The perspectives of others

For the first time, a new feature-length Israeli documentary shows the war of 1948 from the viewpoint of several parties involved in the conflict. The director has garnered praise in Israel, but also some fierce criticism. It is unclear whether the film will even be shown on the state TV channel that commissioned it. By Joseph Croitoru

By Joseph Croitoru

Several years ago, Israeli state TV invited tenders for a film project about 1948 to mark the 75th anniversary of the foundation of the state. The commission was won by Israeli filmmaker Neta Shoshani, who is now 43. Her two-and-a-half-hour film essay "1948 – Remember, Remember Not" depicts the events of the Arab-Israeli war for the first time using diaries and letters written by both Israelis and Palestinians.

The documentary uses rare and previously unseen footage from Western newsreels and colour film shot by amateurs. The film also looks at Israel's timid approach to dealing with the history of the war and the Palestinian Nakba, the trauma of Palestinians who were displaced or forced to flee.

Neta Shoshani's documentary aims to question familiar points of view. In an interview on Israeli state television's culture programme, she complained that the many facets of the history of this war, which has been so decisive for the long-running Arab-Israeli conflict, are barely known in Israel. One of her objectives, she said, was to show as many sides involved in the war as possible.

Examining the conflict from all sides

Poster for Neta Shoshani's documentary "1948 – Remember, Remember Not" (source: film distributor)
Neta Shoshani's documentary aims to question familiar points of view. One of her objectives, she said, was to show as many sides involved in the war as possible

Her approach is clear even in the way the pre-war period is depicted.

Shoshani says that the United Nations' adoption of the plan for the partition of Palestine in November 1947 is known in Israel only from its people's enthusiastic reactions at the time. "But no one here knows how the Palestinian side reacted."

One example of this is provided by the diary entries of the musician Wassef Juariya, a resident of Jerusalem, who was shocked by the plan adopted by the UN.

And he wasn't the only one: "Everywhere he goes on the street," the director says, "Juariya meets Arabs who are worried about what is going to happen to them."

Very soon after the UN decision, Palestinian militias began to attack Jewish residential areas.

When the Jews responded with counter-attacks, the situation escalated into a civil war during which many thousands of Palestinians were forced to flee their homes, even before the State of Israel was founded in May 1948.

In the film, the events of the war, which became increasingly bloody following the invasion of several Arab armies, are depicted from several of the sides involved.

In the process, the director entirely does away with the David-and-Goliath myth that has long been propagated in Israel. The Israelis had significantly more fighters and were better organised and better armed.

Palestinians' despair and grief

As the war progressed, and despair and grief at being uprooted and dispossessed spread among the Palestinians, the militarily successful Israelis grew more confident – despite heavy losses – and more unscrupulous.

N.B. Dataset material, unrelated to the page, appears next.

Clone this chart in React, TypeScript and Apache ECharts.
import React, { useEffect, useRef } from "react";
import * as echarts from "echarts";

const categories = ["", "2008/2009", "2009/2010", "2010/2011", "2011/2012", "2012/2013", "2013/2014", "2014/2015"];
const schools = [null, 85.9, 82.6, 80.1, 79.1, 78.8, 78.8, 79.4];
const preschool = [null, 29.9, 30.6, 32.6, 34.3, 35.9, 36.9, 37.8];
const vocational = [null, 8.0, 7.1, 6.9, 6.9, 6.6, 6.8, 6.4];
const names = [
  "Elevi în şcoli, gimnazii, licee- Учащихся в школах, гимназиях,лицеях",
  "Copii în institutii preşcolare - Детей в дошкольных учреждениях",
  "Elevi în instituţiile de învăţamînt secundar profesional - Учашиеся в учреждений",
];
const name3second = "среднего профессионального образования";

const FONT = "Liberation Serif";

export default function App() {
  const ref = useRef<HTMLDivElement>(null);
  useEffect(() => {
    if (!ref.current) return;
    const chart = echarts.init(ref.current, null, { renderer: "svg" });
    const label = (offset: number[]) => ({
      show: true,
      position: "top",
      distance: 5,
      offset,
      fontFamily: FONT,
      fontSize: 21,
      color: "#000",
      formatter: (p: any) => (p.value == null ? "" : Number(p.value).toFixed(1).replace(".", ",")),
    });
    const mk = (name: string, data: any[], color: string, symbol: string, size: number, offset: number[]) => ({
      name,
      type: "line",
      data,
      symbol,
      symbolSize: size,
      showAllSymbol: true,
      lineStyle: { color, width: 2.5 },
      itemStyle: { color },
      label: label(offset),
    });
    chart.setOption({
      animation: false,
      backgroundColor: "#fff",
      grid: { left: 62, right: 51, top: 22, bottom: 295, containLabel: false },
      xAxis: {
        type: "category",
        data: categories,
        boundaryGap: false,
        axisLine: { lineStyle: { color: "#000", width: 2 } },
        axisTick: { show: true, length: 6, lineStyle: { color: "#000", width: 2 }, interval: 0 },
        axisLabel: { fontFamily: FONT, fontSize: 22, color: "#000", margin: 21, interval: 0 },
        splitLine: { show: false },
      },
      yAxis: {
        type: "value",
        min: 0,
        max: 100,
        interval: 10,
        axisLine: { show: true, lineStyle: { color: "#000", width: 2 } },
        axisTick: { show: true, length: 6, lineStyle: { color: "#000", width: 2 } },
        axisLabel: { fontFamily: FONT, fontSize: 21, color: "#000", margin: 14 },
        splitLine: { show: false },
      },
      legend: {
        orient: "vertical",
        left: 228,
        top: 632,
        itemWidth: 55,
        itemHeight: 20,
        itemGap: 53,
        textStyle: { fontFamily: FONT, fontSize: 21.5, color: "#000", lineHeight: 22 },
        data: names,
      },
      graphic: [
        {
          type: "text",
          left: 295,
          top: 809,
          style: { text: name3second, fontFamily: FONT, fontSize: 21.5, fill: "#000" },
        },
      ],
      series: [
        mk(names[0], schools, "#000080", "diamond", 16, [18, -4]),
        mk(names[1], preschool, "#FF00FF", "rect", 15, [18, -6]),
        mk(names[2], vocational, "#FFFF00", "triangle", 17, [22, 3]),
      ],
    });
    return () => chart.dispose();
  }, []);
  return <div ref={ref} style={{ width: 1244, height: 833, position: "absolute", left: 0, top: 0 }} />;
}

In January 1948, Israel's future Prime Minister David Ben Gurion wrote in his war diary: "Blowing up a house is not enough, a brutal and strong answer is necessary." He even called for combatants' wives and children to be targeted as part of reprisal attacks. If the hoped-for arms deliveries arrived, he noted in April, they would in all likelihood be able to fight the Syrians on their own territory.

At this point, the Israeli military was already launching its Plan D (Dalet) that would result in the targeted displacement of Palestinian Arabs.

TV premiere put on hold

In the film, representatives of both sides bear witness to the Israelis' increasingly ruthless actions against the Palestinians. A number of Israeli soldiers express not only pride in their victory, but also empathy for the fate of Palestinian refugees. To this day, there are obstacles placed in the way of efforts to process the Israeli atrocities of war – another theme of the documentary.

A report on this very subject, which was submitted to the Israeli cabinet at the end of 1948, remains classified. The state archivist Yoram Rosenzweig personally saw to this and justifies his decision in front of the camera: "Publishing this report today could damage state security, as well the state's foreign relations and public safety."

Neta Shoshani's film essay recently won a prize at the "Docaviv" film festival in Tel Aviv, but has also attracted fierce criticism from the political right in Israel for spreading the "blood legend of the Nakba". For this and other reasons, the film is a thorn in the side of Israel's ultra-right-wing government.

The government regards "Kan", the Israeli TV and radio broadcasting company that commissioned the film, as a disruptive element due to its critical reporting. Neta Shoshani's film was due to be premiered on Israeli state TV in June. Another planned broadcast in July has now been pushed back to the autumn.